● TASK DESCRIPTION
Copy out each line that mentions the word "size".
— Begin INFORMATION SUPPLIED —
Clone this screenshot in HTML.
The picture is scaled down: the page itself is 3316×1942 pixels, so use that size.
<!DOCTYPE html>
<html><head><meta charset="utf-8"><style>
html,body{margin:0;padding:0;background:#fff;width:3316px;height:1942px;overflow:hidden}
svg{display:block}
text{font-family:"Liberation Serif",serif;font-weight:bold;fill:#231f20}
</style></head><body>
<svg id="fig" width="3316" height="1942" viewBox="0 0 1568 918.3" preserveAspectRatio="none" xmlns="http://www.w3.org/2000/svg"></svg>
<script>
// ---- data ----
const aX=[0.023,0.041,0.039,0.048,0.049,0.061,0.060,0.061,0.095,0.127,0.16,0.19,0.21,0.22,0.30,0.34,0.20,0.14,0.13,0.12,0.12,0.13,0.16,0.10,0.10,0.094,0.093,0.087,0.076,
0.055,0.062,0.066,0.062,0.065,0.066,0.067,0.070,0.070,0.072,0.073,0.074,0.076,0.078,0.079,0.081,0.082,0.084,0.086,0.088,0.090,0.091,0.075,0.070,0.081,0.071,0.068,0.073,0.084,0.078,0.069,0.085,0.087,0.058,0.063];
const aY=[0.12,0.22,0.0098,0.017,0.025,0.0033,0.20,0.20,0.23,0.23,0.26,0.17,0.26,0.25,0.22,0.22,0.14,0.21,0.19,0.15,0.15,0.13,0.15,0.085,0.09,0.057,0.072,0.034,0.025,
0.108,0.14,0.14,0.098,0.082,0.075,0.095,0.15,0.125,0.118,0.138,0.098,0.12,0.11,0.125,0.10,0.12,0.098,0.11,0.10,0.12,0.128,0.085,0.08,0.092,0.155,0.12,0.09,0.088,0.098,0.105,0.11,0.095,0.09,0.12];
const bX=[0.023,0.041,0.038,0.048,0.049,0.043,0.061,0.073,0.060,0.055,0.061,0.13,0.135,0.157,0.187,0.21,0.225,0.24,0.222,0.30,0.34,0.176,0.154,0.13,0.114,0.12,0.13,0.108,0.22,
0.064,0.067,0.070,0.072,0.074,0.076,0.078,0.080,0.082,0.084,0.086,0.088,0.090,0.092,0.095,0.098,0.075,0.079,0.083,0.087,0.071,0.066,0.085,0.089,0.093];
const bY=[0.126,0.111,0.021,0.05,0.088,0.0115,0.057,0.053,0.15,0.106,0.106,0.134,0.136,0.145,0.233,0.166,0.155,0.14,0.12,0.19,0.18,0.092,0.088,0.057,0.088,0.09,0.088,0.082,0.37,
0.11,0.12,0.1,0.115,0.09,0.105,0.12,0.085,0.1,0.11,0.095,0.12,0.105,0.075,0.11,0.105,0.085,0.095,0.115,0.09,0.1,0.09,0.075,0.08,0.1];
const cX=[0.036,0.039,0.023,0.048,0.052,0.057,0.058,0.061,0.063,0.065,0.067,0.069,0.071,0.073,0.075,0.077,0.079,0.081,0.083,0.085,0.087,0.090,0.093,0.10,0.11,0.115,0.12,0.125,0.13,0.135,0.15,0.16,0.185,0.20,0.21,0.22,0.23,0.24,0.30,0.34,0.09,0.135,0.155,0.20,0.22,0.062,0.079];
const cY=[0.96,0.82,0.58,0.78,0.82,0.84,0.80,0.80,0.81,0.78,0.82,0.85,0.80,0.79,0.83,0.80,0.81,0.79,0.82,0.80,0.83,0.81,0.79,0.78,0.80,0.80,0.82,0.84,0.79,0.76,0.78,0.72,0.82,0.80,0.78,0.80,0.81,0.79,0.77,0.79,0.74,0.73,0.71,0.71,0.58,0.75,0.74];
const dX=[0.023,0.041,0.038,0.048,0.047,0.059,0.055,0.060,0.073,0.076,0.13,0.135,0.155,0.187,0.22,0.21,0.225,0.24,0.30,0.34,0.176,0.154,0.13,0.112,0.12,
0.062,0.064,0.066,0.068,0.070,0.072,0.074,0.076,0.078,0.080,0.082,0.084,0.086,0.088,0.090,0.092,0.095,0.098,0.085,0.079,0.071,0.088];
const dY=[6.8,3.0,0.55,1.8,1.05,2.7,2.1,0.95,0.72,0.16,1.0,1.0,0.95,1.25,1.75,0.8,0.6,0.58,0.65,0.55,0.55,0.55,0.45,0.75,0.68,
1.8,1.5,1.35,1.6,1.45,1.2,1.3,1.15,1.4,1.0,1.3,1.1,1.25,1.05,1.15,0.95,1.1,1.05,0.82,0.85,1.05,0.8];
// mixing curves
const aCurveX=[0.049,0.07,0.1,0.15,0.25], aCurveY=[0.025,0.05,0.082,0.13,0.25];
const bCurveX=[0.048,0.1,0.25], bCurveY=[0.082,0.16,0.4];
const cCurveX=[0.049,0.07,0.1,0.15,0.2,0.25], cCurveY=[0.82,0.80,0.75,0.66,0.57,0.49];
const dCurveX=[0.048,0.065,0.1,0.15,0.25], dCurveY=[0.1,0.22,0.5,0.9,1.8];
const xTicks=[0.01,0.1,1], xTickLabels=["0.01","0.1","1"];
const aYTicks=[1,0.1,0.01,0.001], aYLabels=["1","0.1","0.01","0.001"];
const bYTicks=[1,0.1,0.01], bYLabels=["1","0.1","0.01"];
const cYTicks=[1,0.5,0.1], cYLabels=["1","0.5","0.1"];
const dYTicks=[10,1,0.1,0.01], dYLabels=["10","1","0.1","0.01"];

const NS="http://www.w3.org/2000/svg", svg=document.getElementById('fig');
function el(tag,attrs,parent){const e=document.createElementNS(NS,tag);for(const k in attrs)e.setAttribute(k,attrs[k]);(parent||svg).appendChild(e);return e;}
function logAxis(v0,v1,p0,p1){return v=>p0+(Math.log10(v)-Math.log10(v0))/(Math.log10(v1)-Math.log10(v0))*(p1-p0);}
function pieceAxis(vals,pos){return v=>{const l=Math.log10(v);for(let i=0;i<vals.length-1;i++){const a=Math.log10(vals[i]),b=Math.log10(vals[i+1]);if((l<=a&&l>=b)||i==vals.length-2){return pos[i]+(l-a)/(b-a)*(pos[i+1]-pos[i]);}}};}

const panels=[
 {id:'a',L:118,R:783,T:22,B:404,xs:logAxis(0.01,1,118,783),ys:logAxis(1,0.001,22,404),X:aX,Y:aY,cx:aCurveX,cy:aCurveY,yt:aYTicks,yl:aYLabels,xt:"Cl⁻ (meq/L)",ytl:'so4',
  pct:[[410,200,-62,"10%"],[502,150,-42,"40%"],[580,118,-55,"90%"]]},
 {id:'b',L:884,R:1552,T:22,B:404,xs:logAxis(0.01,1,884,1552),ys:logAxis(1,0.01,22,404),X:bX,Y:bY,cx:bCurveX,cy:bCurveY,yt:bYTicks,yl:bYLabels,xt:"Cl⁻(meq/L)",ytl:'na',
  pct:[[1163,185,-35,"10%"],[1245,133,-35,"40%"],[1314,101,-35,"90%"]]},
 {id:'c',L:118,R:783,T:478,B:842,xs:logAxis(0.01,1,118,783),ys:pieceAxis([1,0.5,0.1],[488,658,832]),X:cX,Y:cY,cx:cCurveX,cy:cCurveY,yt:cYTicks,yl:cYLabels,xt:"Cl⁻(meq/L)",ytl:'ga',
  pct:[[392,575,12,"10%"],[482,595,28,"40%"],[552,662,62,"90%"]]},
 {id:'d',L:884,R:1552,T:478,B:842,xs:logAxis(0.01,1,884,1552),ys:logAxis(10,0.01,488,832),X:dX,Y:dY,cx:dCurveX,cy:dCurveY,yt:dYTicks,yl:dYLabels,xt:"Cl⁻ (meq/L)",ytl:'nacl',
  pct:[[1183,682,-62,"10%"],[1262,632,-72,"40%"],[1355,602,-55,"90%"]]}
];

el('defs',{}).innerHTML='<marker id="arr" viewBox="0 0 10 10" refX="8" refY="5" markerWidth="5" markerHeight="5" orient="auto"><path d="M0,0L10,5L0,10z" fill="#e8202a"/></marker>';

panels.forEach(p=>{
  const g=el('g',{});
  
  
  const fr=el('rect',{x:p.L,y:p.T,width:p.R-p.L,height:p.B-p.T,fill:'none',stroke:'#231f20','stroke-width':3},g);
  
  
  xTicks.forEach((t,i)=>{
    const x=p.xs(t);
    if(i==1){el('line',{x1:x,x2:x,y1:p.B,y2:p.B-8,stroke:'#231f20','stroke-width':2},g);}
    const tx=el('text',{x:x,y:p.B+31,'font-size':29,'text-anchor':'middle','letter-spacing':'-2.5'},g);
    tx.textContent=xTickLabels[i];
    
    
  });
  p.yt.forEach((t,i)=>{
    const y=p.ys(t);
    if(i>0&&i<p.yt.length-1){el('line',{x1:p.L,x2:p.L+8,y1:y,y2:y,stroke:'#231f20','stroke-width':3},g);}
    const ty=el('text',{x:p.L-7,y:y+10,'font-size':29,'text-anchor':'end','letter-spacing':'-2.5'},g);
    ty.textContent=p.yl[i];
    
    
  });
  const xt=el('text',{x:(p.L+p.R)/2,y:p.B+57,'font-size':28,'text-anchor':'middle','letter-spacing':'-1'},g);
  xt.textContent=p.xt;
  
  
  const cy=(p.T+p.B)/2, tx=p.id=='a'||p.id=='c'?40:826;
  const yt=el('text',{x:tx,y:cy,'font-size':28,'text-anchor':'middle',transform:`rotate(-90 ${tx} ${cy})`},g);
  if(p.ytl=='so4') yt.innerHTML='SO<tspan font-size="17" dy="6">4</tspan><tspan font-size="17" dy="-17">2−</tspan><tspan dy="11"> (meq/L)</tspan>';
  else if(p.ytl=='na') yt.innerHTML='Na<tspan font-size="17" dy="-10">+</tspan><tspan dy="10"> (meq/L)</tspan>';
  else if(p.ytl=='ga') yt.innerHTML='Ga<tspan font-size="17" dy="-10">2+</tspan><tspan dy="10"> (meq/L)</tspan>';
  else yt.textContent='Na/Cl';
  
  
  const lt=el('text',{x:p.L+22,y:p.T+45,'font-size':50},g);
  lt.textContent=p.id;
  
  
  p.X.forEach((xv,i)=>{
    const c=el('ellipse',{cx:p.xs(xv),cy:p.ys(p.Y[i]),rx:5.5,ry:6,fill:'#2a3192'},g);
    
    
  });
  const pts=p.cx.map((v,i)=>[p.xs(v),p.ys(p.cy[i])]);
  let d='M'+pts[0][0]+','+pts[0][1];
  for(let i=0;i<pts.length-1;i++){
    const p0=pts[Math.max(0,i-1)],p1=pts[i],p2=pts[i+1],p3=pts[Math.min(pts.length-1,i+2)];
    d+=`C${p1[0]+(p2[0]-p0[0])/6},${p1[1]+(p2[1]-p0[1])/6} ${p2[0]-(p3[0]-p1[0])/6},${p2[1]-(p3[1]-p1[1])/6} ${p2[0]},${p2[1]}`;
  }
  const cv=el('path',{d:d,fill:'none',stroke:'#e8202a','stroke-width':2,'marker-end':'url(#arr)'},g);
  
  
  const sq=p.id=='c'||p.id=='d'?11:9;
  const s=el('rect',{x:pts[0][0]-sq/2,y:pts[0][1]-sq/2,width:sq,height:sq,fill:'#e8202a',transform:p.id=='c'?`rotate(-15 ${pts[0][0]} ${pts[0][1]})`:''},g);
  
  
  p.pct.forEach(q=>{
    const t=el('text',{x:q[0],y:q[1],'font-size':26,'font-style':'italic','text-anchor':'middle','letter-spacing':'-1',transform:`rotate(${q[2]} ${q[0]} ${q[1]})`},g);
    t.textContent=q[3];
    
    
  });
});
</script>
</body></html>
— End INFORMATION SUPPLIED —
● RESULT FOR THIS EXERCISE
The picture is scaled down: the page itself is 3316×1942 pixels, so use that size.
    const tx=el('text',{x:x,y:p.B+31,'font-size':29,'text-anchor':'middle','letter-spacing':'-2.5'},g);
    const ty=el('text',{x:p.L-7,y:y+10,'font-size':29,'text-anchor':'end','letter-spacing':'-2.5'},g);
  const xt=el('text',{x:(p.L+p.R)/2,y:p.B+57,'font-size':28,'text-anchor':'middle','letter-spacing':'-1'},g);
  const yt=el('text',{x:tx,y:cy,'font-size':28,'text-anchor':'middle',transform:`rotate(-90 ${tx} ${cy})`},g);
  if(p.ytl=='so4') yt.innerHTML='SO<tspan font-size="17" dy="6">4</tspan><tspan font-size="17" dy="-17">2−</tspan><tspan dy="11"> (meq/L)</tspan>';
  else if(p.ytl=='na') yt.innerHTML='Na<tspan font-size="17" dy="-10">+</tspan><tspan dy="10"> (meq/L)</tspan>';
  else if(p.ytl=='ga') yt.innerHTML='Ga<tspan font-size="17" dy="-10">2+</tspan><tspan dy="10"> (meq/L)</tspan>';
  const lt=el('text',{x:p.L+22,y:p.T+45,'font-size':50},g);
    const t=el('text',{x:q[0],y:q[1],'font-size':26,'font-style':'italic','text-anchor':'middle','letter-spacing':'-1',transform:`rotate(${q[2]} ${q[0]} ${q[1]})`},g);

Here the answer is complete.